## Dataset records
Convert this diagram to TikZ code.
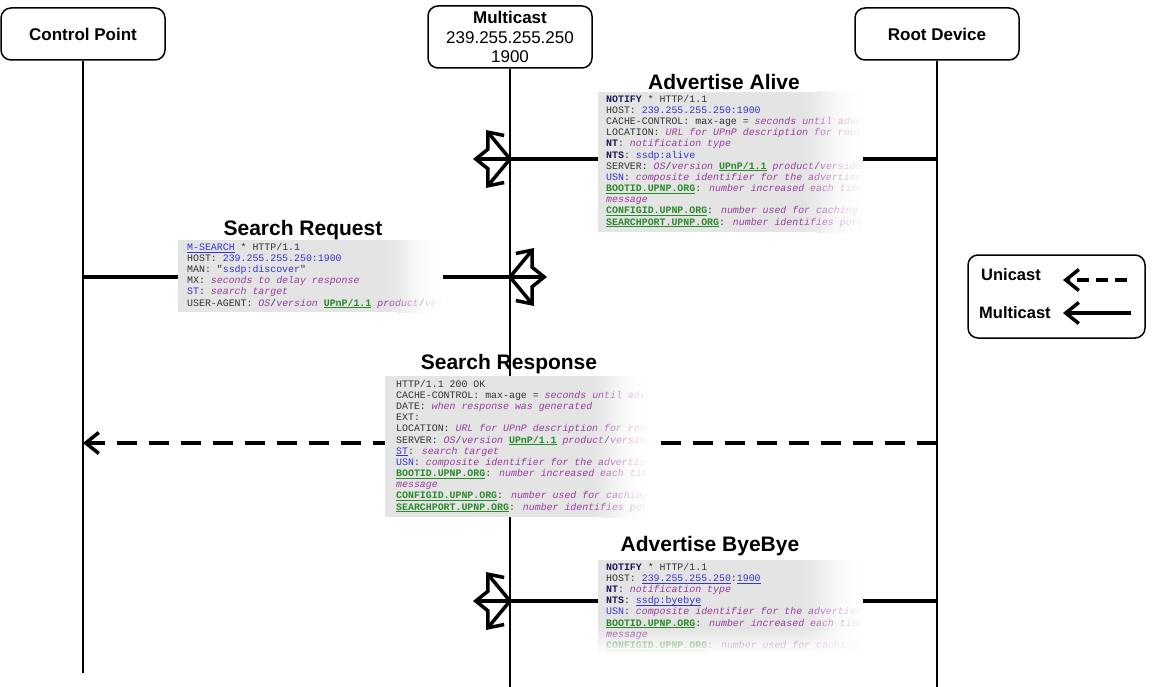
\documentclass[tikz,border=0pt]{standalone}
\usepackage{fontspec}
\setmainfont{Liberation Sans}
\newfontfamily\mono{Liberation Mono}
\usetikzlibrary{arrows.meta,fadings}
\definecolor{kn}{HTML}{1C1C5C}
\definecolor{tx}{HTML}{333333}
\definecolor{vb}{HTML}{3434D0}
\definecolor{dp}{HTML}{9A3CA0}
\definecolor{gr}{HTML}{2A8A2A}
\definecolor{blk}{HTML}{E4E4E4}
\tikzfading[name=fadeR, left color=transparent!100, right color=transparent!0]
\tikzfading[name=fadeD, top color=transparent!100, bottom color=transparent!0]
\newcommand\K[1]{\textbf{\color{kn}#1}}
\newcommand\V[1]{{\color{vb}#1}}
\newcommand\D[1]{{\color{dp}\itshape #1}}
\newcommand\ulc[2]{\setbox0\hbox{#2}\rlap{\color{#1}\rule[-2pt]{\wd0}{0.8pt}}\box0\relax}
\newcommand\G[1]{\ulc{gr}{\textbf{\color{gr}#1}}}
\tikzset{
  lbox/.style={draw, line width=1.5pt, rounded corners=10pt, fill=white},
  lifeln/.style={line width=1.5pt},
  msg/.style={line width=3.5pt},
  tip/.style={-{Straight Barb[length=13pt,width=21pt]}},
  uni/.style={msg, dash pattern=on 20pt off 12pt},
  ttl/.style={font=\fontsize{21}{24}\selectfont\bfseries},
  blocktext/.style={anchor=north west, inner sep=0pt, align=left, text=tx,
     font=\mono\fontsize{9.9}{11.15}\selectfont},
  legtext/.style={font=\fontsize{16.5}{19}\selectfont\bfseries, anchor=west, inner sep=0pt},
  mc/.pic={
    \draw[msg,tip] (0,0) -- (-37,0);
    \draw[msg,tip] (0,0) -- (-24,-29);
    \draw[msg,tip] (0,0) -- (-24,29);
  }
}
\newcommand\block[4]{% x0 y0 x1 y1
  \fill[blk] (#1,#2) rectangle ({#3-45},#4);
  \shade[left color=blk, right color=white] ({#3-45},#2) rectangle (#3,#4);
}
\begin{document}
\begin{tikzpicture}[x=1pt,y=-1pt]
\useasboundingbox (0,0) rectangle (1155,687);
% actor boxes
\node[lbox, minimum width=164pt, minimum height=52pt, font=\fontsize{17}{20}\selectfont\bfseries] (cp) at (83,34) {Control Point};
\node[lbox, minimum width=164pt, minimum height=52pt, font=\fontsize{17}{20}\selectfont\bfseries] (rd) at (937,34) {Root Device};
\node[lbox, minimum width=164pt, minimum height=62pt, align=center, font=\fontsize{17}{19.5}\selectfont] (mc) at (510,37) {\textbf{Multicast}\\239.255.255.250\\1900};
% lifelines
\coordinate (cpE) at (83,673);
\coordinate (mcE) at (510,687);
\coordinate (rdE) at (937,687);
\draw[lifeln] (cp.south) -- (cpE);
\draw[lifeln] (mc.south) -- (mcE);
\draw[lifeln] (rd.south) -- (rdE);
% message anchor points
\coordinate (rdA) at (937,159);
\coordinate (mcA) at (510,159);
\coordinate (cpR) at (83,277);
\coordinate (mcR) at (510,277);
\coordinate (rdS) at (937,443);
\coordinate (cpS) at (83,443);
\coordinate (rdB) at (937,601);
\coordinate (mcB) at (510,601);
% message lines
\draw[msg] (rdA) -- (mcA);
\draw[msg] (cpR) -- (mcR);
\draw[uni,tip] (rdS) -- (cpS);
\draw[msg] (rdB) -- (mcB);
% multicast arrowheads
\pic at (mcA) {mc};
\pic[xscale=-1] at (mcR) {mc};
\pic at (mcB) {mc};

% ---- Advertise Alive block
\block{598}{92}{862}{232}
\begin{scope}
\clip (598,92) rectangle (862,232);
\node[blocktext] (alive) at (606,95) {%
\K{NOTIFY} * HTTP/1.1\\
HOST: \V{239.255.255.250:1900}\\
CACHE-CONTROL: max-age = \D{seconds until advertisement expires}\\
LOCATION: \D{URL for UPnP description for root device}\\
\K{NT}: \D{notification type}\\
\K{NTS}: \V{ssdp:alive}\\
SERVER: \D{OS}/\D{version} \G{UPnP/1.1} \D{product}/\D{version}\\
\V{USN}: \D{composite identifier for the advertisement}\\
\G{BOOTID.UPNP.ORG}: \D{number increased each time device sends an initial announce or an update}\\
\D{message}\\
\G{CONFIGID.UPNP.ORG}: \D{number used for caching description information}\\
\G{SEARCHPORT.UPNP.ORG}: \D{number identifies port on which device responds to unicast M-SEARCH}};
\end{scope}
\fill[white, path fading=fadeR] (800,90) rectangle (863,233);
\node[ttl] (taa) at (724,82) {Advertise Alive};

% ---- Search Request block
\block{178}{240}{442}{312}
\begin{scope}
\clip (178,240) rectangle (442,312);
\node[blocktext] (req) at (187,243) {%
\ulc{vb}{\V{M-SEARCH}} * HTTP/1.1\\
HOST: \V{239.255.255.250:1900}\\
MAN: "\V{ssdp:discover}"\\
MX: \D{seconds to delay response}\\
\V{ST}: \D{search target}\\
USER-AGENT: \D{OS}/\D{version} \G{UPnP/1.1} \D{product}/\D{version}};
\end{scope}
\fill[white, path fading=fadeR] (385,238) rectangle (443,313);
\node[ttl] (tsr) at (303,230) {Search Request};

% ---- Search Response block
\block{385}{376}{648}{517}
\begin{scope}
\clip (385,376) rectangle (648,517);
\node[blocktext] (resp) at (396,380) {%
HTTP/1.1 200 OK\\
CACHE-CONTROL: max-age = \D{seconds until advertisement expires}\\
DATE: \D{when response was generated}\\
EXT:\\
LOCATION: \D{URL for UPnP description for root device}\\
SERVER: \D{OS}/\D{version} \G{UPnP/1.1} \D{product}/\D{version}\\
\ulc{vb}{\V{ST}}: \D{search target}\\
\V{USN}: \D{composite identifier for the advertisement}\\
\G{BOOTID.UPNP.ORG}: \D{number increased each time device sends an initial announce or an update}\\
\D{message}\\
\G{CONFIGID.UPNP.ORG}: \D{number used for caching description information}\\
\G{SEARCHPORT.UPNP.ORG}: \D{number identifies port on which device responds to unicast M-SEARCH}};
\end{scope}
\fill[white, path fading=fadeR] (590,374) rectangle (649,518);
\node[ttl] (tsp) at (509,364) {Search Response};

% ---- Advertise ByeBye block
\block{598}{560}{862}{652}
\begin{scope}
\clip (598,560) rectangle (862,652);
\node[blocktext] (bye) at (606,563) {%
\K{NOTIFY} * HTTP/1.1\\
HOST: \ulc{vb}{\V{239.255.255.250}}:\ulc{vb}{\V{1900}}\\
\K{NT}: \D{notification type}\\
\K{NTS}: \ulc{vb}{\V{ssdp:byebye}}\\
\V{USN}: \D{composite identifier for the advertisement}\\
\G{BOOTID.UPNP.ORG}: \D{number increased each time device sends an initial announce or an update}\\
\D{message}\\
\G{CONFIGID.UPNP.ORG}: \D{number used for caching description information}};
\end{scope}
\fill[white, path fading=fadeR] (800,558) rectangle (863,653);
\fill[white, path fading=fadeD] (596,628) rectangle (863,653);
\node[ttl] (tbb) at (710,546) {Advertise ByeBye};

% ---- legend
\node[draw, line width=1.5pt, rounded corners=10pt, minimum width=177pt, minimum height=83pt] (leg) at (1056.5,296.5) {};
\node[legtext] (lu) at (981,275) {Unicast};
\node[legtext] (lm) at (979,313) {Multicast};
\coordinate (luS) at (1127,280);
\coordinate (luE) at (1063,280);
\coordinate (lmS) at (1131,313);
\coordinate (lmE) at (1063,313);
\draw[msg, dash pattern=on 12pt off 7pt, tip] (luS) -- (luE);
\draw[msg, tip] (lmS) -- (lmE);
\end{tikzpicture}
\end{document}
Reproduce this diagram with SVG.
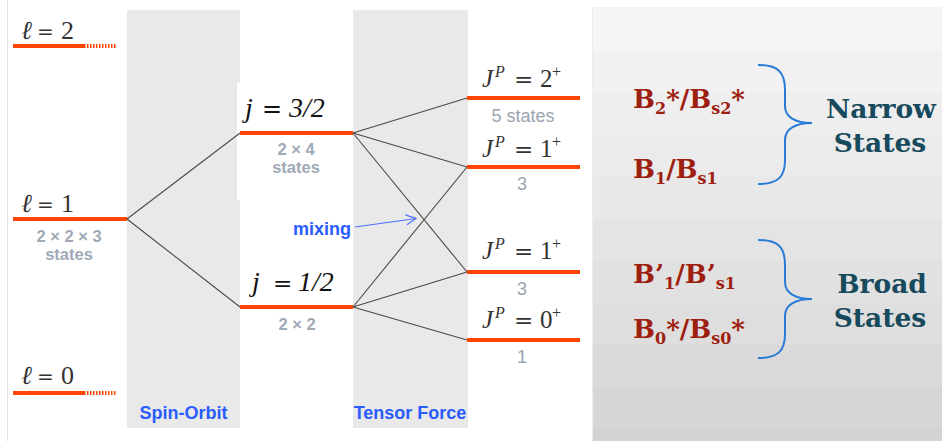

## What is needed
Gather all lines of the records that include the word "diagram".

## The completed task
Convert this diagram to TikZ code.
Reproduce this diagram with SVG.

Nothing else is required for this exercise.